RECORDS FOR PROCESSING:
★ ★ ★ ★

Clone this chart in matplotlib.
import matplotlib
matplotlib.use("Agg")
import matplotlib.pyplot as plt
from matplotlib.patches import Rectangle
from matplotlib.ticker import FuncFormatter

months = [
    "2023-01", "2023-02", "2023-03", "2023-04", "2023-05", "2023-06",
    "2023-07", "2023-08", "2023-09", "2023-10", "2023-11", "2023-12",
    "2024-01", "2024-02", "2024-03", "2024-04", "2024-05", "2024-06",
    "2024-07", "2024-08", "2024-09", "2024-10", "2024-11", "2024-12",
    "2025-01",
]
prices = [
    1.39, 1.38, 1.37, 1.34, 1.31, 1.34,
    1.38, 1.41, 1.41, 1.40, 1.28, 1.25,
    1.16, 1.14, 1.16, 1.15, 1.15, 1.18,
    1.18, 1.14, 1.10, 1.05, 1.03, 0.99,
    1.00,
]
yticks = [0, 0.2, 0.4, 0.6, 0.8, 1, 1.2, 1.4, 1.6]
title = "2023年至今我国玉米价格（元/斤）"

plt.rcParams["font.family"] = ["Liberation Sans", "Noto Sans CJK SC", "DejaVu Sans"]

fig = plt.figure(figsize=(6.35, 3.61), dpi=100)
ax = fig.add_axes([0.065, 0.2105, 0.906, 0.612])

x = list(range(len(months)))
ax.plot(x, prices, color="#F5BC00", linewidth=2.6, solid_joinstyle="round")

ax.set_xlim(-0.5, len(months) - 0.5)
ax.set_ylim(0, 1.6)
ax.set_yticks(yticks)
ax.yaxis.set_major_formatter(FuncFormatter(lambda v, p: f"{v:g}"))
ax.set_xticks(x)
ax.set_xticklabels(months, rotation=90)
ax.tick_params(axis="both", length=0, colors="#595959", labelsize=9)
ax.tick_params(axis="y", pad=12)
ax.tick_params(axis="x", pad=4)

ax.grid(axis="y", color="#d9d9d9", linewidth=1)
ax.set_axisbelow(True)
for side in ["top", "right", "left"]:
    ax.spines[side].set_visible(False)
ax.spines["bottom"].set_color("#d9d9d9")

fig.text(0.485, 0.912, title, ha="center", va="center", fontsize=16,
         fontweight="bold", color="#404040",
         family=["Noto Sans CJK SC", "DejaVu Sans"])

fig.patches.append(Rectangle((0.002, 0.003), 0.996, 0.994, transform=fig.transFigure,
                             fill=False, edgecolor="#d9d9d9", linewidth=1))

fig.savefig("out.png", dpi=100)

★ ★ ★ ★

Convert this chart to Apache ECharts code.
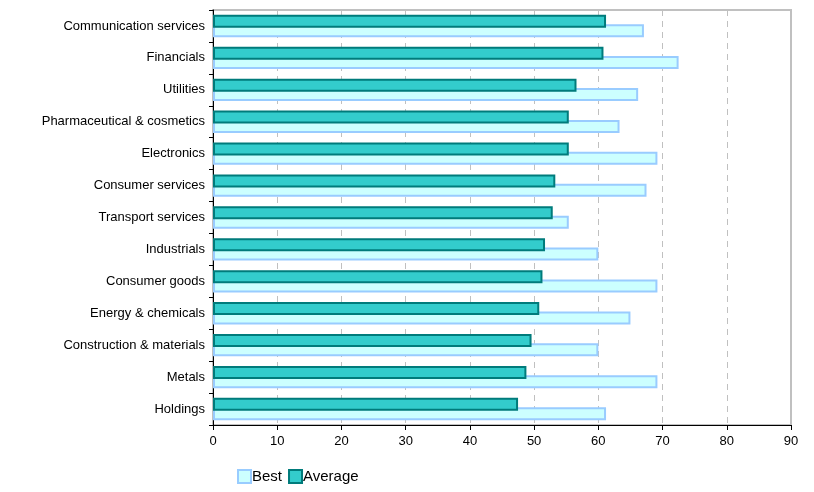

★ ★ ★ ★

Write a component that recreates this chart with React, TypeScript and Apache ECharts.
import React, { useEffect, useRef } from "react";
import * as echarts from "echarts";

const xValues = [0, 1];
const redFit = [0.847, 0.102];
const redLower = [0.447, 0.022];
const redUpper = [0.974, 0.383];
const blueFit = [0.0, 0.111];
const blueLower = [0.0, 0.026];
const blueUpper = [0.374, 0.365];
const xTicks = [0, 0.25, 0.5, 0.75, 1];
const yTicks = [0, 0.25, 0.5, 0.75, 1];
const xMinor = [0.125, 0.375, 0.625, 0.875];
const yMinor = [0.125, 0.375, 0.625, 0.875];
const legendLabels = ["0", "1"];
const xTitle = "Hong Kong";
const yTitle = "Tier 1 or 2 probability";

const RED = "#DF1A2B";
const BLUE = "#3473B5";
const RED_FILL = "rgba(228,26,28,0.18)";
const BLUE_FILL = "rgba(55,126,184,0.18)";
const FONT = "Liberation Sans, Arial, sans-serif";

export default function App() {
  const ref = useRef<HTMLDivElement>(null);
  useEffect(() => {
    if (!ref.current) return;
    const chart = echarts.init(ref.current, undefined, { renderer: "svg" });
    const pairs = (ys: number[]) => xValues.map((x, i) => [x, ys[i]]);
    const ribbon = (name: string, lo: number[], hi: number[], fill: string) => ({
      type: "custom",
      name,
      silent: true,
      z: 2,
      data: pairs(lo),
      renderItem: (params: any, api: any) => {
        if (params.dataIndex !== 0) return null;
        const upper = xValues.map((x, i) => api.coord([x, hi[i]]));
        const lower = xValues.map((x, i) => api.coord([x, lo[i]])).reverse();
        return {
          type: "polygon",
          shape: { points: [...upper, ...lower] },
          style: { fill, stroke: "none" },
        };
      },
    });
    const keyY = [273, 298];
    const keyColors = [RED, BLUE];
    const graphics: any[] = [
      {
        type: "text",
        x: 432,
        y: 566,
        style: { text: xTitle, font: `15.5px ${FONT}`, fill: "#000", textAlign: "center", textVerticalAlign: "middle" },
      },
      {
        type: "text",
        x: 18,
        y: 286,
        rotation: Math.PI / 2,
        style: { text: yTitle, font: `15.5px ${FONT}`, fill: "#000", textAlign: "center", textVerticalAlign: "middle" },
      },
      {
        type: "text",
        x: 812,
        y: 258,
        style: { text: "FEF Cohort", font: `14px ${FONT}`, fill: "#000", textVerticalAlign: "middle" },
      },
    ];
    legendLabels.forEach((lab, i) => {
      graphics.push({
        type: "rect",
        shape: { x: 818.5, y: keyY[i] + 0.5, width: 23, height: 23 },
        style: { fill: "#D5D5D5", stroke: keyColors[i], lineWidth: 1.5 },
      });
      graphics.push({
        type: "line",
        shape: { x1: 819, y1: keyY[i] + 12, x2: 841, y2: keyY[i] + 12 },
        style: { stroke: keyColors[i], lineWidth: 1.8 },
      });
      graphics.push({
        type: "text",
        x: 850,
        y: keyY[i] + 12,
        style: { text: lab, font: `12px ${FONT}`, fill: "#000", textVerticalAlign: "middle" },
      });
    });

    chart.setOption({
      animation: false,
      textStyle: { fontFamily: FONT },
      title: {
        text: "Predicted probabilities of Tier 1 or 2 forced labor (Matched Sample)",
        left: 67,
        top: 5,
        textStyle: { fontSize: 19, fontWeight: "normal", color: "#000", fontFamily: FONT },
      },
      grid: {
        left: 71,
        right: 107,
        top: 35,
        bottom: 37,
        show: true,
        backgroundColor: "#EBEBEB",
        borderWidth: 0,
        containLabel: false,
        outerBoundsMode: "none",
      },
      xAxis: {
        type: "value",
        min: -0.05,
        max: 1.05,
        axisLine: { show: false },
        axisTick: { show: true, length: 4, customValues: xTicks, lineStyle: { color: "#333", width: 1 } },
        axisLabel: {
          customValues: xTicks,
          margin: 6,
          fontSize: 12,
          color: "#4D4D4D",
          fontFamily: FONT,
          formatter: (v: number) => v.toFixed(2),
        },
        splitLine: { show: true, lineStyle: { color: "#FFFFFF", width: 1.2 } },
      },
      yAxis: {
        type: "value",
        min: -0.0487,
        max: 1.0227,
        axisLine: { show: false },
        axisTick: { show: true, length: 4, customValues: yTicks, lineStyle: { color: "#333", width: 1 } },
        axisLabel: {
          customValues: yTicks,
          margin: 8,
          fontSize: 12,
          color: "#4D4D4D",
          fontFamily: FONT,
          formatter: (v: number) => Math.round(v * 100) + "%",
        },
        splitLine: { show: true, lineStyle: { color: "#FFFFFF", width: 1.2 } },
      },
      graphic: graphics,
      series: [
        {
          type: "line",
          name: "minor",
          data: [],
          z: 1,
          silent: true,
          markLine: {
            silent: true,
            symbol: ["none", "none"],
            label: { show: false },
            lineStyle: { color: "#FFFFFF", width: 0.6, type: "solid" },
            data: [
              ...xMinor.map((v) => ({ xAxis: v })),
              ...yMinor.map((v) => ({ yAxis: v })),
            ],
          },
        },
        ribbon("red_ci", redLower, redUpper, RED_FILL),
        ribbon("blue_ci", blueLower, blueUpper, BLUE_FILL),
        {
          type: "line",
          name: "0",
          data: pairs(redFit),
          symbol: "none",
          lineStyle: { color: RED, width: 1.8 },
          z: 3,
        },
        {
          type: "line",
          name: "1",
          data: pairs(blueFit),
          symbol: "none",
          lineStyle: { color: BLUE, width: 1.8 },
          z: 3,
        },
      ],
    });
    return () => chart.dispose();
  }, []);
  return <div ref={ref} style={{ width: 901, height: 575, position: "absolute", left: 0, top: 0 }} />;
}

★ ★ ★ ★

STATED PROBLEM: Lines from the records above that hold "Apache" are the ones to list.

ANSWER BELOW:
Convert this chart to Apache ECharts code.
Write a component that recreates this chart with React, TypeScript and Apache ECharts.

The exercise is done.